As a parable in itself, this one could fit into any part of the Gospels. However, in its present context it forms part of Jesus’ final discourse on the Last Things, which has as its central theme: Watch, stay awake, be prepared for the day and the hour. Immediately before this parable we have that on the Ten Bridesmaids, with the same theme, and immediately after it Christ’s discourse on the Final Judgment, the Judgement of the Nations. It is thus a suitable reading for this Sunday, at the end of the liturgical year.

Reflection: Watch. Keep awake. The End of the Liturgical Year; the End of Life and of the World. Prepared to render an account.

Traditionally, at the end of the liturgical year and at the beginning of Advent the Church in the Sunday liturgy devoted its attention to. the Last Things, and to the importance of being prepared to meet the Lord at the particular judgment that follows earthly death.
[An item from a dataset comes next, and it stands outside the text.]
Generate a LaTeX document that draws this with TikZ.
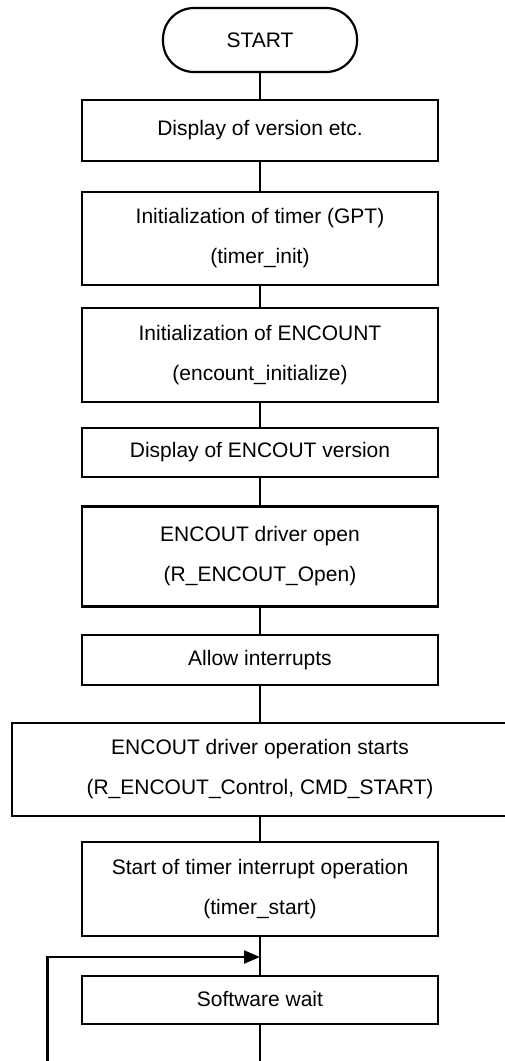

No great attention is paid today to death and to the importance of dying in God’s grace, or even to Paul’s advice to the Thessalonians to live as children of the light, according to the teaching of the Gospel and the teaching of the Church. And even if these truths are forgotten, death can come suddenly, as a thief in the night.

There is further material for reflection in today’s Gospel reading that everyone should use their God-given talents, whether great or small., to the best of their ability for their own good, that of their neighbour and of the entire community.